As far as the music goes, some of the live footage here is amazing. Kinetic and exciting, it shows Kuti and his band, the Africa ‘70, at their crowd-charming and socially conscious prime, delivering stark messages about disparity and cruelty with infectious grooves that hammer them home, moving from the brain to the heart to the hips. Kuti as a musician was an incredible force, and though the documentary prefers to focus more on the activism and political strife Kuti was always involved in, it does offer a small peek at the impact he had as an artist as much as a revolutionary figurehead.

The film has some very intimate and revealing moments; we are guided onscreen by Carlos Moore, a friend of Kuti’s and a social scientist who – far from being a passive documentarian – occasionally gives quite pointed or poignant insight into how it was to simply know Kuti, to have him as a friend and ally. The fact that Kuti could be as cruel as he was gifted – showing an occasional violent streak even towards his wives – is mostly glossed over in what feels like an effort not to look too deeply at the personal life of a man who is presented throughout as more of an icon than a human being.

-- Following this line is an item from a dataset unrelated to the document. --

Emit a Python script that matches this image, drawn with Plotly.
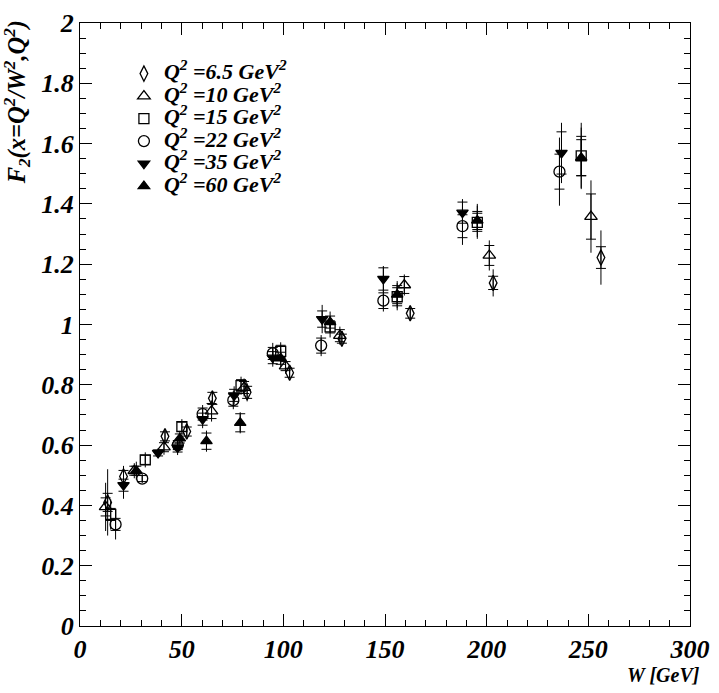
import plotly.graph_objects as go

# ---- data: W [GeV], F2, stat error, total error ----
w_65 = [13.6, 21.4, 41.8, 52.5, 65.1, 82.2, 103.1, 128.8, 162.4, 203.2, 256.2]
f_65 = [0.41, 0.496, 0.629, 0.645, 0.755, 0.775, 0.84, 0.953, 1.037, 1.138, 1.222]
s_65 = [0.03, 0.02, 0.015, 0.015, 0.02, 0.02, 0.015, 0.015, 0.016, 0.022, 0.036]
t_65 = [0.11, 0.035, 0.025, 0.025, 0.025, 0.03, 0.02, 0.025, 0.025, 0.045, 0.09]

w_10 = [12.6, 26.7, 41.3, 64.7, 80.7, 101.1, 127.8, 159.5, 201.3, 251.3]
f_10 = [0.395, 0.515, 0.593, 0.713, 0.791, 0.862, 0.963, 1.131, 1.229, 1.358]
s_10 = [0.03, 0.015, 0.015, 0.025, 0.02, 0.015, 0.02, 0.028, 0.033, 0.075]
t_10 = [0.08, 0.025, 0.025, 0.035, 0.03, 0.025, 0.03, 0.035, 0.05, 0.12]

w_15 = [15.1, 32.1, 50.1, 79.2, 98.7, 123.0, 156.0, 195.4, 246.5]
f_15 = [0.37, 0.551, 0.661, 0.797, 0.911, 0.992, 1.092, 1.339, 1.559]
s_15 = [0.02, 0.015, 0.015, 0.02, 0.02, 0.02, 0.03, 0.03, 0.065]
t_15 = [0.05, 0.025, 0.025, 0.03, 0.03, 0.035, 0.045, 0.055, 0.11]

w_22 = [17.5, 30.6, 48.1, 60.3, 75.4, 94.8, 118.6, 149.2, 188.1, 235.8]
f_22 = [0.337, 0.489, 0.60, 0.703, 0.749, 0.904, 0.930, 1.079, 1.326, 1.507]
s_22 = [0.02, 0.01, 0.015, 0.02, 0.02, 0.02, 0.025, 0.026, 0.038, 0.058]
t_22 = [0.05, 0.015, 0.025, 0.03, 0.03, 0.035, 0.035, 0.036, 0.062, 0.113]

w_35 = [21.4, 38.4, 48.0, 60.3, 75.8, 94.8, 119.1, 149.2, 188.1, 236.8]
f_35 = [0.467, 0.574, 0.592, 0.686, 0.765, 0.89, 1.018, 1.151, 1.371, 1.569]
s_35 = [0.02, 0.01, 0.015, 0.02, 0.02, 0.02, 0.027, 0.037, 0.035, 0.07]
t_35 = [0.045, 0.015, 0.025, 0.03, 0.03, 0.03, 0.047, 0.043, 0.045, 0.10]

w_60 = [27.7, 49.1, 62.2, 78.8, 98.7, 123.0, 156.0, 195.4, 246.5]
f_60 = [0.515, 0.622, 0.613, 0.674, 0.888, 1.008, 1.099, 1.345, 1.553]
s_60 = [0.015, 0.015, 0.027, 0.03, 0.02, 0.02, 0.03, 0.03, 0.06]
t_60 = [0.03, 0.025, 0.035, 0.035, 0.03, 0.035, 0.045, 0.055, 0.10]

q2_labels = ["6.5", "10", "15", "22", "35", "60"]

x_tickvals = [0, 50, 100, 150, 200, 250, 300]
x_ticktext = ["0", "50", "100", "150", "200", "250", "300"]
y_tickvals = [0, 0.2, 0.4, 0.6, 0.8, 1.0, 1.2, 1.4, 1.6, 1.8, 2.0]
y_ticktext = ["0", "0.2", "0.4", "0.6", "0.8", "1", "1.2", "1.4", "1.6", "1.8", "2"]

series = [
    (w_65, f_65, s_65, t_65, "diamond-tall-open", 11),
    (w_10, f_10, s_10, t_10, "triangle-up-open", 11),
    (w_15, f_15, s_15, t_15, "square-open", 10),
    (w_22, f_22, s_22, t_22, "circle-open", 11),
    (w_35, f_35, s_35, t_35, "triangle-down", 10),
    (w_60, f_60, s_60, t_60, "triangle-up", 10),
]

FONT = "Liberation Serif, Times New Roman, Times, serif"


def bi(s):
    return "<b><i>" + s + "</i></b>"


fig = go.Figure()

# total error bars (no crossbars)
for w, f, s, t, sym, sz in series:
    fig.add_trace(go.Scatter(
        x=w, y=f, mode="markers", showlegend=False, hoverinfo="skip",
        marker=dict(color="rgba(0,0,0,0)", size=2),
        error_y=dict(type="data", array=t, visible=True, color="black",
                     thickness=1, width=0)))

# markers with statistical error crossbars
for (w, f, s, t, sym, sz), q in zip(series, q2_labels):
    lab = ('<span style="font-size:22px">' +
           bi("Q<sup>2</sup> =" + q + " GeV<sup>2</sup>") + "</span>")
    fig.add_trace(go.Scatter(
        x=w, y=f, mode="markers", name=lab,
        marker=dict(symbol=sym, size=sz, color="black",
                    line=dict(color="black", width=1.3)),
        error_y=dict(type="data", array=s, visible=True, color="black",
                     thickness=1, width=5)))

tickfont = dict(family=FONT, size=26, color="black")

fig.update_layout(
    width=719, height=693,
    margin=dict(l=80, r=21, t=9, b=67),
    paper_bgcolor="white", plot_bgcolor="white",
    font=dict(family=FONT, color="black"),
    legend=dict(x=0.072, y=0.943, xanchor="left", yanchor="top",
                font=dict(family=FONT, size=15, color="black"),
                bgcolor="rgba(0,0,0,0)", tracegroupgap=0, itemwidth=30),
    showlegend=True,
    xaxis=dict(range=[0, 300], tickvals=x_tickvals, ticktext=[bi(t) for t in x_ticktext],
               showgrid=False, zeroline=False,
               showline=True, linecolor="black", linewidth=1, mirror="allticks",
               ticks="inside", ticklen=12, tickcolor="black", ticklabeloverflow="allow",
               minor=dict(ticks="inside", ticklen=6, dtick=10, tick0=0, tickcolor="black", showgrid=False),
               tickfont=tickfont),
    yaxis=dict(range=[0, 2], tickvals=y_tickvals, ticktext=[bi(t) for t in y_ticktext],
               showgrid=False, zeroline=False,
               showline=True, linecolor="black", linewidth=1, mirror="allticks",
               ticks="inside", ticklen=12, tickcolor="black", ticklabeloverflow="allow",
               minor=dict(ticks="inside", ticklen=6, dtick=0.05, tick0=0, tickcolor="black", showgrid=False),
               tickfont=tickfont),
    annotations=[
        dict(text=bi("F<sub>2</sub>(x=Q<sup>2</sup>/W<sup>2</sup>,Q<sup>2</sup>)"),
             xref="paper", yref="paper", x=-0.103, y=1.008, xanchor="center", yanchor="top",
             textangle=-90, showarrow=False,
             font=dict(family=FONT, size=24.5, color="black")),
        dict(text=bi("W [GeV]"), xref="paper", yref="paper", x=1.02, y=-0.081,
             xanchor="right", yanchor="middle", showarrow=False,
             font=dict(family=FONT, size=20, color="black")),
    ],
)

fig.write_html("out.html")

It is only truly during a fascinating interview with Sandra Izsadore (Kuti’s lover and by all accounts the woman who opened his eyes to a new way of thinking about Africa and blackness), that we get a sense of Kuti the man rather than Kuti the icon. She speaks movingly of meeting him and schooling him on black history, shaping his political mind and entering into a relationship she still cherishes in her heart. Izsadore is a funny and intelligent interviewee, and the time spent with her more or less primarily does the work in painting a fuller picture of the many aspects of Kuti’s life.

Although My Friend Fela does a fine job of acting as an introduction to the complex, multi-faceted man Kuti was, it feels somewhat unfocused and ultimately constrained due to the limits of the ninety minute feature film format. There’s so much to delve into here that it feels as though a three or four hour miniseries would be better to delve into such an eventful, strange and frequently volatile life.

Big fans of Kuti will perhaps find nothing new here, but if you’ve never heard of him before, it’s a good primer on who the man was and why he was important, and once it’s over it may inspire you to go off and look more deeply into his politics, his excellent musical career and his overall legacy.